Creating Self

Spring                                                              Bee Hiving Moon

“Life isn’t about finding yourself. Life is about creating yourself.” by George Bernard Shaw

Later today, beets blood, bull and golden and carrots, Nantes and one lone blueberry to replace a dead plant.  I think about it, this planting and nourishing, watching and waiting, then harvesting and preserving and eating, and I feel a part of my life being created.  This part gets its hands dirty, relishes the seasons and their graces, their vagaries.  This part looks at shades of green, knows this most important color as a friend and ally.

Another part, this one quiet and inward, wanders the halls of art museums, galleries, image collections on the internet and in books.
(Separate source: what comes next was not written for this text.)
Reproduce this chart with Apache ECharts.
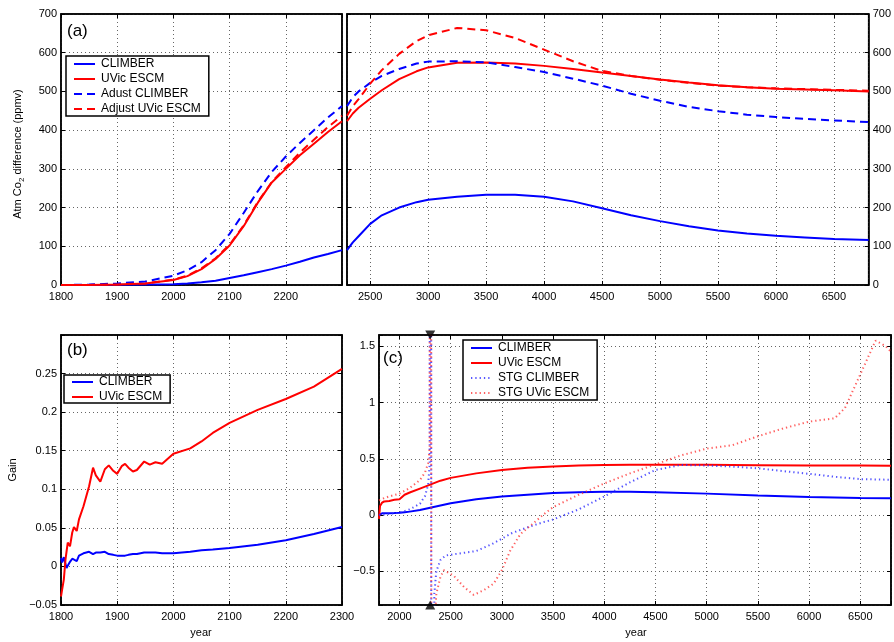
<!DOCTYPE html>
<html><head><meta charset="utf-8">
<script src="https://cdn.jsdelivr.net/npm/echarts@6/dist/echarts.min.js"></script>
<style>html,body{margin:0;padding:0;background:#fff}#c{width:894px;height:642px}</style>
</head><body><div id="c"></div>
<script>
// ---------- Panel (a), left part: 1800-2300 ----------
const yearsA1 = [1800,1850,1900,1950,2000,2025,2050,2075,2100,2125,2150,2175,2200,2225,2250,2275,2300];
const climberA1 = [0,0.2,0.5,1,2,4,7,11,18,25,33,41,50,60,71,80,90];
const uvicA1 = [0,0.3,1.5,4,13,23,41,67,102,152,212,265,300,335,365,395,423];
const adjClimberA1 = [0,1,4,9,24,38,59,90,132,186,242,292,332,367,400,433,462];
const adjUvicA1 = [0,0.3,1.5,4,14,24,43,69,104,154,214,266,304,342,375,408,437];

// ---------- Panel (a), right part: 2300-6800 ----------
const yearsA2 = [2300,2350,2400,2500,2600,2750,2900,3000,3250,3500,3750,4000,4250,4500,4750,5000,5250,5500,5750,6000,6250,6500,6800];
const climberA2 = [90,110,126,158,180,200,214,220,228,233,233,228,216,198,180,165,152,141,133,127,123,119,116];
const uvicA2 = [423,443,458,481,503,532,552,562,574,575,572,566,558,549,540,531,523,516,511,507,505,503,500];
const adjClimberA2 = [462,485,500,522,540,558,572,577,578,575,563,550,533,515,494,476,460,449,440,434,429,425,421];
const adjUvicA2 = [437,462,480,520,555,597,630,645,664,658,638,608,578,553,540,530,522,515,511,508,506,504,502];

// ---------- Panel (b): Gain 1800-2300 ----------
const yearsB = [1800,1802,1805,1808,1810,1812,1816,1820,1823,1828,1832,1840,1850,1857,1862,1870,1878,1885,1893,1900,1908,1914,1920,1928,1935,1948,1958,1968,1980,2000,2030,2050,2070,2100,2150,2200,2250,2300];
const uvicB = [-0.039,-0.03,-0.017,0.009,0.02,0.031,0.026,0.044,0.051,0.046,0.061,0.078,0.104,0.128,0.118,0.110,0.126,0.131,0.124,0.120,0.130,0.133,0.128,0.123,0.125,0.136,0.132,0.135,0.133,0.146,0.153,0.162,0.173,0.186,0.203,0.217,0.233,0.256];
const climberB = [0.011,0.005,0.012,0.003,-0.002,0.001,0.006,0.010,0.008,0.007,0.014,0.017,0.019,0.016,0.018,0.018,0.019,0.016,0.015,0.014,0.014,0.014,0.015,0.016,0.016,0.018,0.018,0.018,0.017,0.017,0.019,0.021,0.022,0.024,0.028,0.034,0.042,0.051];

// ---------- Panel (c): 1800-6800 ----------
const yearsC = [1800,1810,1830,1850,1900,1950,2000,2050,2100,2200,2300,2400,2500,2750,3000,3250,3500,3750,4000,4250,4500,5000,5500,6000,6500,6800];
const climberC = [0,0.015,0.015,0.015,0.015,0.017,0.02,0.025,0.03,0.045,0.065,0.085,0.105,0.14,0.165,0.18,0.195,0.203,0.207,0.207,0.202,0.19,0.173,0.16,0.152,0.148];
const uvicC = [-0.035,0.08,0.11,0.12,0.125,0.135,0.14,0.18,0.2,0.235,0.27,0.305,0.33,0.37,0.40,0.42,0.432,0.44,0.445,0.447,0.447,0.446,0.443,0.44,0.44,0.438];
const yearsStgClimber = [1800,1900,2000,2100,2200,2250,2280,2295,2305,2315,2340,2360,2400,2450,2600,2750,2900,3000,3100,3250,3400,3500,3750,4000,4250,4500,4750,5000,5250,5500,5750,6000,6250,6500,6800];
const stgClimber = [0,0.01,0.02,0.05,0.10,0.17,0.27,0.45,30,-30,-0.7,-0.5,-0.40,-0.36,-0.34,-0.32,-0.26,-0.21,-0.16,-0.11,-0.065,-0.04,0.05,0.165,0.29,0.40,0.445,0.44,0.43,0.415,0.39,0.366,0.34,0.319,0.313];
const yearsStgUvic = [1800,1850,1900,2000,2100,2200,2250,2280,2295,2305,2315,2340,2360,2400,2434,2530,2630,2725,2820,2920,3000,3080,3180,3300,3400,3500,3750,4000,4250,4500,4750,5000,5250,5500,5750,6000,6250,6350,6500,6650,6750,6800];
const stgUvic = [0.13,0.15,0.165,0.19,0.24,0.31,0.38,0.46,0.6,30,-30,-1.0,-0.7,-0.55,-0.49,-0.54,-0.64,-0.71,-0.67,-0.61,-0.49,-0.32,-0.17,-0.08,0.0,0.07,0.18,0.28,0.37,0.45,0.53,0.59,0.62,0.70,0.77,0.83,0.86,0.95,1.25,1.55,1.50,1.45];
const markerYears = [2300];

// ---------- tick label lists ----------
const ticksA = [0,100,200,300,400,500,600,700];
const ticksB = [-0.05,0,0.05,0.1,0.15,0.2,0.25];
const ticksC = [-0.5,0,0.5,1,1.5];

const FONT = "'Liberation Sans', Arial, Helvetica, sans-serif";
const BLUE = '#0000ff', RED = '#ff0000';
const zip = (xs, ys) => xs.map((x, i) => [x, ys[i]]);

function fmtNum(v) {
  const r = parseFloat(v.toFixed(4));
  return r < 0 ? '\u2212' + String(-r) : String(r);
}
function onlyIn(list) {
  return v => {
    const r = parseFloat(v.toFixed(4));
    return list.some(t => Math.abs(t - r) < 1e-6) ? fmtNum(r) : '';
  };
}
function multipleOf(step, hide) {
  return v => {
    const k = v / step;
    if (Math.abs(k - Math.round(k)) > 1e-6) return '';
    if (hide && hide.includes(v)) return '';
    return String(v);
  };
}

const gridLine = { show: true, lineStyle: { type: [1, 3], color: '#666', width: 1 } };
const axLine = { show: true, onZero: false, lineStyle: { color: '#000', width: 1.5 } };
const axTick = { show: true, inside: true, length: 4, lineStyle: { color: '#000', width: 1 } };
const lblStyle = { color: '#000', fontSize: 11, fontFamily: FONT };

function mkAx(gi, min, max, pos, spacing, formatter, show, margin) {
  const a = { type: 'value', gridIndex: gi, min, max, position: pos,
    axisLine: axLine, axisTick: axTick,
    splitLine: show ? gridLine : { show: false },
    axisLabel: show ? Object.assign({ formatter, margin, showMinLabel: true, showMaxLabel: true }, lblStyle) : { show: false } };
  Object.assign(a, spacing);
  return a;
}
const xAx = (gi, min, max, pos, sp, f, show) => mkAx(gi, min, max, pos, sp, f, show, 6);
const yAx = (gi, min, max, pos, sp, f, show) => mkAx(gi, min, max, pos, sp, f, show, 4);

const solid = c => ({ color: c, width: 2, type: 'solid' });
const dashed = c => ({ color: c, width: 2, type: [8, 5] });
const dotted = (c, o) => ({ color: c, width: 2, type: [1.3, 3], opacity: o });

function line(name, xi, data, ls) {
  return { name, type: 'line', xAxisIndex: xi, yAxisIndex: xi, data, showSymbol: false, symbol: 'none',
    lineStyle: ls, itemStyle: { color: ls.color }, clip: true, z: 3 };
}

const chart = echarts.init(document.getElementById('c'), null, { renderer: 'canvas' });

const legendBase = {
  orient: 'vertical', borderColor: '#000', borderWidth: 1.5, backgroundColor: '#fff',
  itemWidth: 21, itemHeight: 10, itemGap: 4,
  itemStyle: { opacity: 0 },
  textStyle: { color: '#000', fontSize: 12, fontFamily: FONT, padding: [0, 0, 0, 1] },
  selectedMode: false, z: 10
};

const option = {
  animation: false,
  backgroundColor: '#fff',
  textStyle: { fontFamily: FONT },
  grid: [
    { left: 61, top: 14, width: 281, height: 271, show: true, borderColor: '#000', borderWidth: 1.5, backgroundColor: '#fff' },
    { left: 347, top: 14, width: 524, height: 271, show: true, borderColor: '#000', borderWidth: 1.5, backgroundColor: '#fff' },
    { left: 61, top: 335, width: 281, height: 270, show: true, borderColor: '#000', borderWidth: 1.5, backgroundColor: '#fff' },
    { left: 379, top: 335, width: 514, height: 270, show: true, borderColor: '#000', borderWidth: 1.5, backgroundColor: '#fff' }
  ],
  xAxis: [
    xAx(0, 1800, 2300, 'bottom', { interval: 100 }, multipleOf(100, [2300]), true),
    xAx(1, 2300, 6800, 'bottom', { splitNumber: 9 }, multipleOf(500), true),
    xAx(2, 1800, 2300, 'bottom', { interval: 100 }, multipleOf(100), true),
    xAx(3, 1800, 6800, 'bottom', { splitNumber: 10 }, multipleOf(500), true),
    xAx(0, 1800, 2300, 'top', { interval: 100 }, null, false),
    xAx(1, 2300, 6800, 'top', { splitNumber: 9 }, null, false),
    xAx(2, 1800, 2300, 'top', { interval: 100 }, null, false),
    xAx(3, 1800, 6800, 'top', { splitNumber: 10 }, null, false)
  ],
  yAxis: [
    yAx(0, 0, 700, 'left', { interval: 100 }, onlyIn(ticksA), true),
    yAx(1, 0, 700, 'right', { interval: 100 }, onlyIn(ticksA), true),
    yAx(2, -0.05, 0.3, 'left', { interval: 0.05 }, onlyIn(ticksB), true),
    yAx(3, -0.8, 1.6, 'left', { splitNumber: 5 }, onlyIn(ticksC), true),
    yAx(0, 0, 700, 'right', { interval: 100 }, null, false),
    yAx(1, 0, 700, 'left', { interval: 100 }, null, false),
    yAx(2, -0.05, 0.3, 'right', { interval: 0.05 }, null, false),
    yAx(3, -0.8, 1.6, 'right', { splitNumber: 5 }, null, false)
  ],
  legend: [
    Object.assign({}, legendBase, { left: 66, top: 56, padding: [2, 8, 1, 7], itemGap: 3,
      data: ['CLIMBER', 'UVic ESCM', 'Adust CLIMBER', 'Adjust UVic ESCM'] }),
    Object.assign({}, legendBase, { left: 64, top: 375, padding: [1, 8, 0, 7], itemGap: 3,
      data: ['CLIMBER', 'UVic ESCM'] }),
    Object.assign({}, legendBase, { left: 463, top: 340, padding: [2, 8, 1, 7], itemGap: 3,
      data: ['CLIMBER', 'UVic ESCM', 'STG CLIMBER', 'STG UVic ESCM'] })
  ],
  series: [
    line('CLIMBER', 0, zip(yearsA1, climberA1), solid(BLUE)),
    line('UVic ESCM', 0, zip(yearsA1, uvicA1), solid(RED)),
    line('Adust CLIMBER', 0, zip(yearsA1, adjClimberA1), dashed(BLUE)),
    line('Adjust UVic ESCM', 0, zip(yearsA1, adjUvicA1), dashed(RED)),
    line('CLIMBER', 1, zip(yearsA2, climberA2), solid(BLUE)),
    line('UVic ESCM', 1, zip(yearsA2, uvicA2), solid(RED)),
    line('Adust CLIMBER', 1, zip(yearsA2, adjClimberA2), dashed(BLUE)),
    line('Adjust UVic ESCM', 1, zip(yearsA2, adjUvicA2), dashed(RED)),
    line('CLIMBER', 2, zip(yearsB, climberB), solid(BLUE)),
    line('UVic ESCM', 2, zip(yearsB, uvicB), solid(RED)),
    line('CLIMBER', 3, zip(yearsC, climberC), solid(BLUE)),
    line('UVic ESCM', 3, zip(yearsC, uvicC), solid(RED)),
    line('STG CLIMBER', 3, zip(yearsStgClimber, stgClimber), dotted('#2a2aff', 0.8)),
    line('STG UVic ESCM', 3, zip(yearsStgUvic, stgUvic), dotted('#ff2a2a', 0.75)),
    { name: 'mark-top', type: 'scatter', xAxisIndex: 3, yAxisIndex: 3, clip: false, z: 6,
      data: markerYears.map(y => [y, 1.6]), symbol: 'triangle', symbolRotate: 180, symbolSize: [10, 9],
      itemStyle: { color: '#000' } },
    { name: 'mark-bottom', type: 'scatter', xAxisIndex: 3, yAxisIndex: 3, clip: false, z: 6,
      data: markerYears.map(y => [y, -0.8]), symbol: 'triangle', symbolSize: [10, 9],
      itemStyle: { color: '#000' } }
  ],
  graphic: [
    { type: 'text', left: 67, top: 23, z: 20, style: { text: '(a)', fontSize: 17, fontFamily: FONT, fill: '#000' } },
    { type: 'text', left: 67, top: 342, z: 20, style: { text: '(b)', fontSize: 17, fontFamily: FONT, fill: '#000' } },
    { type: 'text', left: 383, top: 350, z: 20, style: { text: '(c)', fontSize: 17, fontFamily: FONT, fill: '#000' } },
    { type: 'text', x: 18, y: 154, rotation: Math.PI / 2, z: 20,
      style: { text: '{a|Atm Co}{s|2}{a| difference (ppmv)}', align: 'center', verticalAlign: 'middle',
        rich: { a: { fontSize: 11, fontFamily: FONT, fill: '#000', lineHeight: 14 },
                s: { fontSize: 8, fontFamily: FONT, fill: '#000', lineHeight: 14, padding: [7, 0, 0, 0] } } } },
    { type: 'text', x: 13, y: 470, rotation: Math.PI / 2, z: 20,
      style: { text: 'Gain', fontSize: 11, fontFamily: FONT, fill: '#000', align: 'center', verticalAlign: 'middle' } },
    { type: 'text', x: 201, y: 633, z: 20,
      style: { text: 'year', fontSize: 11, fontFamily: FONT, fill: '#000', align: 'center', verticalAlign: 'middle' } },
    { type: 'text', x: 636, y: 633, z: 20,
      style: { text: 'year', fontSize: 11, fontFamily: FONT, fill: '#000', align: 'center', verticalAlign: 'middle' } }
  ]
};
chart.setOption(option);
</script></body></html>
Looking.  Seeing.  No dirty hands here.  Visual contact.  Delight in a curve, a color, an image, a remaking of tradition, new ways of perceiving.  This one knows the spread of art from Chauvet Caves to MOMA and delights in each creative moment.

Then the father.  And husband.  The family guy.  Cousins, aunts, uncles.  Grandpop.  One in a line.  A link between that great one-celled ancestor and the transformation of our species that is yet to come.  Love not abstract but concrete and timeless.  Walking with children and their children, walking on toward some unknown future.  Together.  That’s a part.

A noisy chunk, this one involved in struggle, voicing the cries of the poor, the victims, the forest under siege, the child with no food, the mother with no roof, the woman with no safety, the waters helpless before their contaminators.  Here the ways we act together take precedence.  Arms linked, voices raised.  La Lucha.

The small town.  A store of memories of times when matters no longer close but the baseline for all that has come later lived as the present.  Bike rides, baseball games, kick the can after dark, school year after year after year after year.  Mom and Dad.  Home.  Brother and Sister.  All dispersed.  Mom and Dad dead.  A combination cemetery and museum of my past.

This part, this me loves words.  Reads fiction, non-fiction, poetry.  Consumes books, then purchases more books, still reading, chomping up line after line, then composting them in neurons and synapses.  Writes his own word, putting out line after line, trying to repay the great debt from all those others.  All those who wrote before him.  To sing their praise, to add a note to their great symphony.

And, of course, the wanderer.  Who wonders what lies just past the curve of the earth?  What are they doing over there in China, Cambodia, England, Saudi Arabia, Kenya, Chile?  How do they do it?  What colors do they love?  What music do they embrace?  What makes them the distinctive people they are?  Most important for the wanderer lies in the stranger  experience.  The moment when his America has been stripped away, slunk away into the no longer there distance and he walks among the ruins of Angkor, or Ephesus or on the sacred island of Delos.

As near as I can tell, these are the major parts I’ve been creating, shaping.  The life my hands and feet and eyes and brain and heart and soul have imagined into existence.  And neither imagination nor life is yet exhausted.